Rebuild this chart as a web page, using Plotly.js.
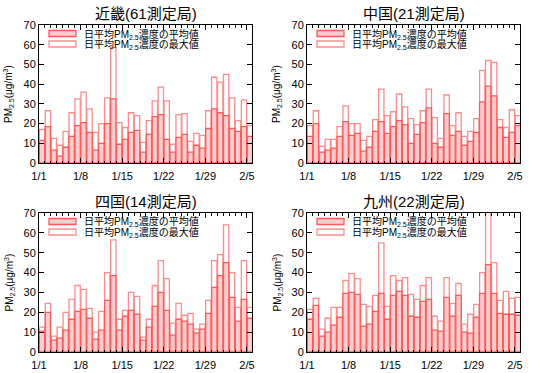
<!DOCTYPE html>
<html>
<head>
<meta charset="utf-8">
<script src="https://cdn.plot.ly/plotly-3.0.1.min.js"></script>
<style>html,body{margin:0;padding:0;background:#fff;}#chart{width:537px;height:373px;}</style>
</head>
<body>
<div id="chart"></div>
<script>
// ---- data ----
const dayLabels = ['1/1','1/2','1/3','1/4','1/5','1/6','1/7','1/8','1/9','1/10','1/11','1/12','1/13','1/14','1/15','1/16','1/17','1/18','1/19','1/20','1/21','1/22','1/23','1/24','1/25','1/26','1/27','1/28','1/29','1/30','1/31','2/1','2/2','2/3','2/4','2/5'];
const tickLabels = ['1/1','1/8','1/15','1/22','1/29','2/5'];
const regionTitles = ['近畿(61測定局)','中国(21測定局)','四国(14測定局)','九州(22測定局)'];
const seriesNames = ['日平均PM<sub>2.5</sub>濃度の平均値','日平均PM<sub>2.5</sub>濃度の最大値'];
const yTitle = 'PM<sub>2.5</sub>(μg/m<sup>3</sup>)';

const kinkiAvg = [11.5,18.5,6.5,3.5,8,13.5,19,20.5,15.5,6.5,10,20,32.5,9.5,12,15.5,16.5,5.5,14.5,23.5,24.5,12,5.5,13,14.5,5.5,9,7.5,17.5,27.5,25.5,24,17.5,16,18.5,13.5];
const kinkiMax = [17,26.5,12.5,9,16,25.5,32.5,36,27.5,15.5,20,33,58.5,20.5,18,25.5,24,10.5,21.5,31.5,38.5,31.5,9.5,24.5,25,11,15,14,26.5,43.5,41,45,33,21.5,32,19];

const chugokuAvg = [13.5,20,5.5,6.5,7.5,13.5,21,14,15,6,8,16,21,15,18.5,21.5,19.5,10,14.5,20.5,28,10,8,25,14,16,9,11,15.5,31,39,34,18,13,15.5,19];
const chugokuMax = [19,26.5,8.5,12,12,18.5,29,20,20,11.5,13.5,22,37.5,24,26,35,28.5,22.5,19.5,26.5,37.5,23,12.5,34.5,19,25.5,13.5,16,22.5,47,52,51,22,18,27,24];

const shikokuAvg = [10.5,20,6,7,11,16.5,20.5,21.5,17,6.5,11,26,38.5,11,18,21,19,6,12.5,23,30,21,8.5,16.5,15.5,14,9.5,11.5,19.5,32.5,38.5,45,27.5,15.5,26.5,17];
const shikokuMax = [12.5,24.5,8,12.5,20,26.5,33.5,31.5,22,10,20.5,40,56.5,16.5,21,30,28,7.5,16.5,33.5,46,37,14.5,24.5,18.5,19.5,11.5,14,26,46,49,64,40,22.5,46,22.5];

const kyushuAvg = [16.5,23.5,8,10,13.5,17.5,29.5,30,29,13,14,20.5,29.5,16.5,28.5,30.5,28.5,18,17.5,25.5,26.5,11,10.5,27.5,18,28.5,10,9.5,17.5,29.5,44,29.5,19.5,19,19,18.5];
const kyushuMax = [21.5,27,11.5,17,22.5,22.5,36,39.5,37,24,23,28.5,55,23,38.5,36,37.5,29,26.5,33.5,37.5,18,15.5,37.5,24.5,34.5,14,19,24,40,75,45,26,30.5,27,27.5];

const regionsAvg = [kinkiAvg, chugokuAvg, shikokuAvg, kyushuAvg];
const regionsMax = [kinkiMax, chugokuMax, shikokuMax, kyushuMax];

// ---- layout geometry (pixels) ----
const W = 537, H = 373;
const panels = [
  {l:39, r:252, t:25, b:163},
  {l:307, r:520, t:25, b:163},
  {l:39, r:252, t:213, b:352},
  {l:307, r:520, t:213, b:352}
];
const px = v => v / W;
const py = v => 1 - v / H;

const FONT = '"Liberation Sans", Arial, "Noto Sans CJK JP", sans-serif';
const avgFill = 'rgb(255,205,205)', avgLine = 'rgb(255,90,90)';
const maxFill = 'rgb(255,255,255)', maxLine = 'rgb(255,140,140)';

const xPos = dayLabels.map((d, i) => i + 0.5);
const tickPos = tickLabels.map(t => dayLabels.indexOf(t));
const minorPos = dayLabels.map((d, i) => i);

const traces = [];
const layout = {
  width: W, height: H, autosize: false,
  margin: {l:0, r:0, t:0, b:0},
  paper_bgcolor: '#fff', plot_bgcolor: '#fff',
  barmode: 'overlay', showlegend: false,
  font: {family: FONT, size: 11, color: '#000'},
  annotations: [], shapes: []
};

panels.forEach((p, k) => {
  const n = k === 0 ? '' : String(k + 1);
  const xa = 'x' + n, ya = 'y' + n;
  traces.push({
    type: 'bar', x: xPos, y: regionsMax[k], xaxis: xa, yaxis: ya,
    width: 0.9, name: seriesNames[1],
    marker: {color: maxFill, line: {color: maxLine, width: 1.3}},
    hoverinfo: 'y'
  });
  traces.push({
    type: 'bar', x: xPos, y: regionsAvg[k], xaxis: xa, yaxis: ya,
    width: 0.9, name: seriesNames[0],
    marker: {color: avgFill, line: {color: avgLine, width: 1.3}},
    hoverinfo: 'y'
  });
  layout['xaxis' + n] = {
    domain: [px(p.l), px(p.r)], anchor: ya,
    range: [0, 35.85], tickmode: 'array', tickvals: tickPos, ticktext: tickLabels,
    ticks: 'inside', ticklen: 5, tickwidth: 1, tickcolor: '#000',
    minor: {tickmode: 'array', tickvals: minorPos, ticks: 'inside', ticklen: 2.5, tickwidth: 1, tickcolor: '#000'},
    showline: true, linecolor: '#000', linewidth: 1, mirror: 'allticks',
    showgrid: false, zeroline: false, fixedrange: true,
    ticklabelstandoff: 3,
    tickfont: {size: 11, family: FONT}
  };
  layout['yaxis' + n] = {
    domain: [py(p.b), py(p.t)], anchor: xa,
    range: [0, 70], tickmode: 'linear', tick0: 0, dtick: 10,
    ticks: 'inside', ticklen: 5, tickwidth: 1, tickcolor: '#000',
    showline: true, linecolor: '#000', linewidth: 1, mirror: 'allticks',
    showgrid: false, zeroline: false, fixedrange: true,
    tickfont: {size: 11, family: FONT}
  };
  // panel title
  layout.annotations.push({
    xref: 'paper', yref: 'paper', x: px((p.l + p.r) / 2), y: py(p.t - 12),
    xanchor: 'center', yanchor: 'middle', showarrow: false,
    text: regionTitles[k], font: {size: 15, family: FONT}
  });
  // y-axis title
  layout.annotations.push({
    xref: 'paper', yref: 'paper', x: px(p.l - 30), y: py((p.t + p.b) / 2),
    xanchor: 'center', yanchor: 'middle', showarrow: false, textangle: -90,
    text: yTitle, font: {size: 10, family: FONT}
  });
  // legend (swatches + labels)
  const legendRows = [
    {fill: avgFill, line: avgLine, text: seriesNames[0], yc: p.t + 8.5},
    {fill: maxFill, line: maxLine, text: seriesNames[1], yc: p.t + 19}
  ];
  legendRows.forEach(r => {
    layout.shapes.push({
      type: 'rect', xref: 'paper', yref: 'paper',
      x0: px(p.l + 10), x1: px(p.l + 37), y0: py(r.yc - 3), y1: py(r.yc + 3),
      fillcolor: r.fill, line: {color: r.line, width: 1.3}
    });
    layout.annotations.push({
      xref: 'paper', yref: 'paper', x: px(p.l + 43), y: py(r.yc + 0.5),
      xanchor: 'left', yanchor: 'middle', showarrow: false,
      text: r.text, font: {size: 10, family: FONT}
    });
  });
});

Plotly.newPlot('chart', traces, layout, {displayModeBar: false, staticPlot: true});
</script>
</body>
</html>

*Exercise aim*. Go through the material above and print all of it exactly, except the pictures.

*Exercise output*.
Rebuild this chart as a web page, using Plotly.js.
<!DOCTYPE html>
<html>
<head>
<meta charset="utf-8">
<script src="https://cdn.plot.ly/plotly-3.0.1.min.js"></script>
<style>html,body{margin:0;padding:0;background:#fff;}#chart{width:537px;height:373px;}</style>
</head>
<body>
<div id="chart"></div>
<script>
// ---- data ----
const dayLabels = ['1/1','1/2','1/3','1/4','1/5','1/6','1/7','1/8','1/9','1/10','1/11','1/12','1/13','1/14','1/15','1/16','1/17','1/18','1/19','1/20','1/21','1/22','1/23','1/24','1/25','1/26','1/27','1/28','1/29','1/30','1/31','2/1','2/2','2/3','2/4','2/5'];
const tickLabels = ['1/1','1/8','1/15','1/22','1/29','2/5'];
const regionTitles = ['近畿(61測定局)','中国(21測定局)','四国(14測定局)','九州(22測定局)'];
const seriesNames = ['日平均PM<sub>2.5</sub>濃度の平均値','日平均PM<sub>2.5</sub>濃度の最大値'];
const yTitle = 'PM<sub>2.5</sub>(μg/m<sup>3</sup>)';

const kinkiAvg = [11.5,18.5,6.5,3.5,8,13.5,19,20.5,15.5,6.5,10,20,32.5,9.5,12,15.5,16.5,5.5,14.5,23.5,24.5,12,5.5,13,14.5,5.5,9,7.5,17.5,27.5,25.5,24,17.5,16,18.5,13.5];
const kinkiMax = [17,26.5,12.5,9,16,25.5,32.5,36,27.5,15.5,20,33,58.5,20.5,18,25.5,24,10.5,21.5,31.5,38.5,31.5,9.5,24.5,25,11,15,14,26.5,43.5,41,45,33,21.5,32,19];

const chugokuAvg = [13.5,20,5.5,6.5,7.5,13.5,21,14,15,6,8,16,21,15,18.5,21.5,19.5,10,14.5,20.5,28,10,8,25,14,16,9,11,15.5,31,39,34,18,13,15.5,19];
const chugokuMax = [19,26.5,8.5,12,12,18.5,29,20,20,11.5,13.5,22,37.5,24,26,35,28.5,22.5,19.5,26.5,37.5,23,12.5,34.5,19,25.5,13.5,16,22.5,47,52,51,22,18,27,24];

const shikokuAvg = [10.5,20,6,7,11,16.5,20.5,21.5,17,6.5,11,26,38.5,11,18,21,19,6,12.5,23,30,21,8.5,16.5,15.5,14,9.5,11.5,19.5,32.5,38.5,45,27.5,15.5,26.5,17];
const shikokuMax = [12.5,24.5,8,12.5,20,26.5,33.5,31.5,22,10,20.5,40,56.5,16.5,21,30,28,7.5,16.5,33.5,46,37,14.5,24.5,18.5,19.5,11.5,14,26,46,49,64,40,22.5,46,22.5];

const kyushuAvg = [16.5,23.5,8,10,13.5,17.5,29.5,30,29,13,14,20.5,29.5,16.5,28.5,30.5,28.5,18,17.5,25.5,26.5,11,10.5,27.5,18,28.5,10,9.5,17.5,29.5,44,29.5,19.5,19,19,18.5];
const kyushuMax = [21.5,27,11.5,17,22.5,22.5,36,39.5,37,24,23,28.5,55,23,38.5,36,37.5,29,26.5,33.5,37.5,18,15.5,37.5,24.5,34.5,14,19,24,40,75,45,26,30.5,27,27.5];

const regionsAvg = [kinkiAvg, chugokuAvg, shikokuAvg, kyushuAvg];
const regionsMax = [kinkiMax, chugokuMax, shikokuMax, kyushuMax];

// ---- layout geometry (pixels) ----
const W = 537, H = 373;
const panels = [
  {l:39, r:252, t:25, b:163},
  {l:307, r:520, t:25, b:163},
  {l:39, r:252, t:213, b:352},
  {l:307, r:520, t:213, b:352}
];
const px = v => v / W;
const py = v => 1 - v / H;

const FONT = '"Liberation Sans", Arial, "Noto Sans CJK JP", sans-serif';
const avgFill = 'rgb(255,205,205)', avgLine = 'rgb(255,90,90)';
const maxFill = 'rgb(255,255,255)', maxLine = 'rgb(255,140,140)';

const xPos = dayLabels.map((d, i) => i + 0.5);
const tickPos = tickLabels.map(t => dayLabels.indexOf(t));
const minorPos = dayLabels.map((d, i) => i);

const traces = [];
const layout = {
  width: W, height: H, autosize: false,
  margin: {l:0, r:0, t:0, b:0},
  paper_bgcolor: '#fff', plot_bgcolor: '#fff',
  barmode: 'overlay', showlegend: false,
  font: {family: FONT, size: 11, color: '#000'},
  annotations: [], shapes: []
};

panels.forEach((p, k) => {
  const n = k === 0 ? '' : String(k + 1);
  const xa = 'x' + n, ya = 'y' + n;
  traces.push({
    type: 'bar', x: xPos, y: regionsMax[k], xaxis: xa, yaxis: ya,
    width: 0.9, name: seriesNames[1],
    marker: {color: maxFill, line: {color: maxLine, width: 1.3}},
    hoverinfo: 'y'
  });
  traces.push({
    type: 'bar', x: xPos, y: regionsAvg[k], xaxis: xa, yaxis: ya,
    width: 0.9, name: seriesNames[0],
    marker: {color: avgFill, line: {color: avgLine, width: 1.3}},
    hoverinfo: 'y'
  });
  layout['xaxis' + n] = {
    domain: [px(p.l), px(p.r)], anchor: ya,
    range: [0, 35.85], tickmode: 'array', tickvals: tickPos, ticktext: tickLabels,
    ticks: 'inside', ticklen: 5, tickwidth: 1, tickcolor: '#000',
    minor: {tickmode: 'array', tickvals: minorPos, ticks: 'inside', ticklen: 2.5, tickwidth: 1, tickcolor: '#000'},
    showline: true, linecolor: '#000', linewidth: 1, mirror: 'allticks',
    showgrid: false, zeroline: false, fixedrange: true,
    ticklabelstandoff: 3,
    tickfont: {size: 11, family: FONT}
  };
  layout['yaxis' + n] = {
    domain: [py(p.b), py(p.t)], anchor: xa,
    range: [0, 70], tickmode: 'linear', tick0: 0, dtick: 10,
    ticks: 'inside', ticklen: 5, tickwidth: 1, tickcolor: '#000',
    showline: true, linecolor: '#000', linewidth: 1, mirror: 'allticks',
    showgrid: false, zeroline: false, fixedrange: true,
    tickfont: {size: 11, family: FONT}
  };
  // panel title
  layout.annotations.push({
    xref: 'paper', yref: 'paper', x: px((p.l + p.r) / 2), y: py(p.t - 12),
    xanchor: 'center', yanchor: 'middle', showarrow: false,
    text: regionTitles[k], font: {size: 15, family: FONT}
  });
  // y-axis title
  layout.annotations.push({
    xref: 'paper', yref: 'paper', x: px(p.l - 30), y: py((p.t + p.b) / 2),
    xanchor: 'center', yanchor: 'middle', showarrow: false, textangle: -90,
    text: yTitle, font: {size: 10, family: FONT}
  });
  // legend (swatches + labels)
  const legendRows = [
    {fill: avgFill, line: avgLine, text: seriesNames[0], yc: p.t + 8.5},
    {fill: maxFill, line: maxLine, text: seriesNames[1], yc: p.t + 19}
  ];
  legendRows.forEach(r => {
    layout.shapes.push({
      type: 'rect', xref: 'paper', yref: 'paper',
      x0: px(p.l + 10), x1: px(p.l + 37), y0: py(r.yc - 3), y1: py(r.yc + 3),
      fillcolor: r.fill, line: {color: r.line, width: 1.3}
    });
    layout.annotations.push({
      xref: 'paper', yref: 'paper', x: px(p.l + 43), y: py(r.yc + 0.5),
      xanchor: 'left', yanchor: 'middle', showarrow: false,
      text: r.text, font: {size: 10, family: FONT}
    });
  });
});

Plotly.newPlot('chart', traces, layout, {displayModeBar: false, staticPlot: true});
</script>
</body>
</html>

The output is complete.